The following items in the assessment measure Passion:
- Item 4 Working here inspires the very best of me in the way of job performance.
- Item 10 I have strong feelings of accomplishment related to our work.
- Item 16 I am proud to be a member of this team.
- Item 22 I am continually learning and seeking new ideas as they relate to the work of this team.
- Item 28 I feel we can overcome almost any obstacle here.
- Item 34 I am excited about the work we are doing here.
The Commitment indicator measures the level of dedication members feel toward each other and the team’s purpose. Not only are members of excellent organizations excited, inspired, and motivated to excel, they also are deeply committed to the purpose of the organization, to the goals, to the team, to each other, and to accomplishing the work that needs to be done, regardless of the effort required. They know what they need to do and they will find a way to do it. According to Katzenbach and Smith (1993), what sets high-performance teams apart is the degree of commitment, particularly how committed the members are to one another.
In describing the passionate commitment of those who worked on the Apollo Moon Project, Charles Garfield (1986) says, “I had never seen such a group of people work with such absolute focus and fervor as those people who saw it as their own personal mission to send astronauts to the moon.
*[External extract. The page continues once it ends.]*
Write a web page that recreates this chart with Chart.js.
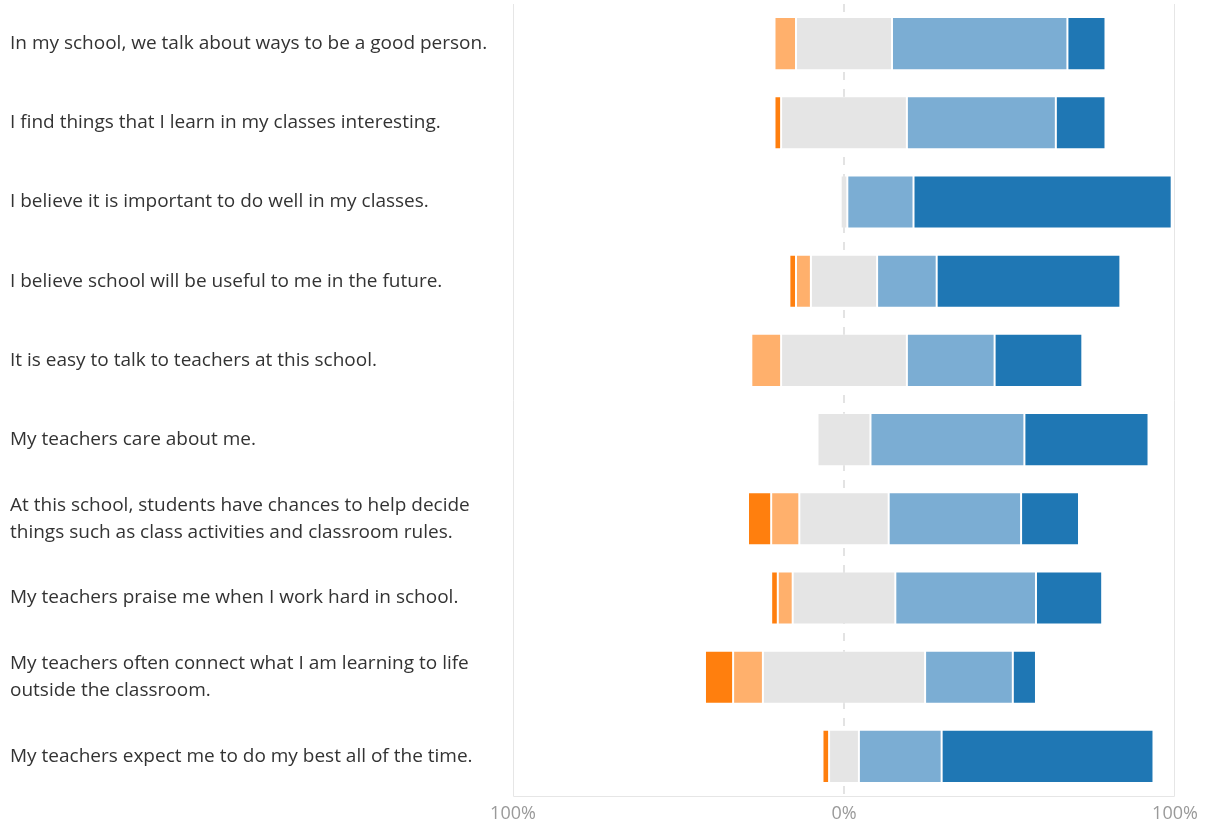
<!DOCTYPE html>
<html>
<head>
<meta charset="utf-8">
<script src="https://cdn.jsdelivr.net/npm/chart.js@4.4.0/dist/chart.umd.min.js"></script>
<style>
  html, body { margin: 0; padding: 0; background: #fff; }
  #wrap { width: 1209px; height: 822px; }
</style>
</head>
<body>
<div id="wrap"><canvas id="likertChart"></canvas></div>
<script>
// Perguntas (de cima para baixo)
const questions = [
    'In my school, we talk about ways to be a good person.',
    'I find things that I learn in my classes interesting.',
    'I believe it is important to do well in my classes.',
    'I believe school will be useful to me in the future.',
    'It is easy to talk to teachers at this school.',
    'My teachers care about me.',
    ['At this school, students have chances to help decide', 'things such as class activities and classroom rules.'],
    'My teachers praise me when I work hard in school.',
    ['My teachers often connect what I am learning to life', 'outside the classroom.'],
    'My teachers expect me to do my best all of the time.',
];

// Percentuais por resposta
const stronglyDisagree = [0, 2, 0, 2, 0, 0, 7, 2, 8.5, 2];
const disagree = [6.5, 0, 0, 4.5, 9, 0, 8.5, 4.5, 9, 0];
const neutral = [29, 38, 2, 20, 38, 16, 27, 31, 49, 9];
const agree = [53, 45, 20, 18, 26.5, 46.5, 40, 42.5, 26.5, 25];
const stronglyAgree = [11.5, 15, 78, 55.5, 26.5, 37.5, 17.5, 20, 7, 64];

const xTicks = [-100, 0, 100];

// Cores
const colors = {
    sd: '#ff7f0e',
    d: '#ffb06c',
    n: '#e5e5e5',
    a: '#7badd3',
    sa: '#1f77b4',
};

const neg = arr => arr.map(v => -v);
const half = arr => arr.map(v => v / 2);

function makeSet(label, data, color, skip) {
    return {
        label: label,
        data: data,
        backgroundColor: color,
        borderColor: 'rgba(255, 255, 255, 0.3)',
        borderWidth: 1,
        borderSkipped: skip,
        categoryPercentage: 1,
        barPercentage: 0.67,
    };
}

// Ordem importa: o neutro fica junto do zero
const datasets = [
    makeSet('Neutral', neg(half(neutral)), colors.n, 'start'),
    makeSet('Neutral ', half(neutral), colors.n, 'start'),
    makeSet('Disagree', neg(disagree), colors.d, false),
    makeSet('Agree', agree, colors.a, false),
    makeSet('Strongly disagree', neg(stronglyDisagree), colors.sd, false),
    makeSet('Strongly agree', stronglyAgree, colors.sa, false),
];

// Moldura e linha tracejada no zero
const framePlugin = {
    id: 'frame',
    beforeDatasetsDraw(chart) {
        const { ctx, chartArea: area, scales } = chart;
        ctx.save();
        ctx.strokeStyle = '#e6e6e6';
        ctx.lineWidth = 1;
        ctx.beginPath();
        ctx.moveTo(area.left + 0.5, area.top);
        ctx.lineTo(area.left + 0.5, area.bottom + 0.5);
        ctx.lineTo(area.right - 0.5, area.bottom + 0.5);
        ctx.lineTo(area.right - 0.5, area.top);
        ctx.stroke();

        const zx = Math.round(scales.x.getPixelForValue(0));
        ctx.strokeStyle = '#e3e3e3';
        ctx.lineWidth = 2;
        ctx.setLineDash([8, 9]);
        ctx.beginPath();
        ctx.moveTo(zx, area.top);
        ctx.lineTo(zx, area.bottom);
        ctx.stroke();
        ctx.restore();
    },
};

const ctx = document.getElementById('likertChart').getContext('2d');

new Chart(ctx, {
    type: 'bar',
    data: { labels: questions, datasets: datasets },
    options: {
        indexAxis: 'y',
        responsive: true,
        maintainAspectRatio: false,
        animation: false,
        layout: { padding: { left: 10, right: 34, top: 4, bottom: 0 } },
        plugins: {
            legend: { display: false },
            tooltip: { enabled: false },
        },
        scales: {
            x: {
                stacked: true,
                min: -100,
                max: 100,
                afterBuildTicks: scale => { scale.ticks = xTicks.map(v => ({ value: v })); },
                afterFit: scale => {
                    scale.height = 26;
                    scale.paddingLeft = 0;
                    scale.paddingRight = 0;
                },
                grid: { display: false, drawTicks: false },
                border: { display: false },
                ticks: {
                    padding: 7,
                    color: '#9a9a9a',
                    font: { family: 'Open Sans', size: 18 },
                    callback: v => Math.abs(v) + '%',
                },
            },
            y: {
                stacked: true,
                afterFit: scale => {
                    scale.width = 503;
                    scale.paddingTop = 0;
                    scale.paddingBottom = 0;
                },
                grid: { display: false, drawTicks: false },
                border: { display: false },
                ticks: {
                    crossAlign: 'far',
                    padding: 0,
                    color: '#333333',
                    font: { family: 'Open Sans', size: 19, lineHeight: 1.4 },
                },
            },
        },
    },
    plugins: [framePlugin],
});
</script>
</body>
</html>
They worked incredibly long hours, under intense pressure, and they loved it.”
The following items in the assessment measure Commitment:
- Item 5 The goals of this team are important to me.
- Item 11 When my job requires working independently, I do it well.
- Item 17 I am willing to put in a great deal of extra effort beyond what is normally expected in a job.
- Item 23 I am committed to helping the team meet its goals.
- Item 29 I am committed to completing work even when it’s frustrating.
- Item 35 I am determined to meet whatever challenges arise here.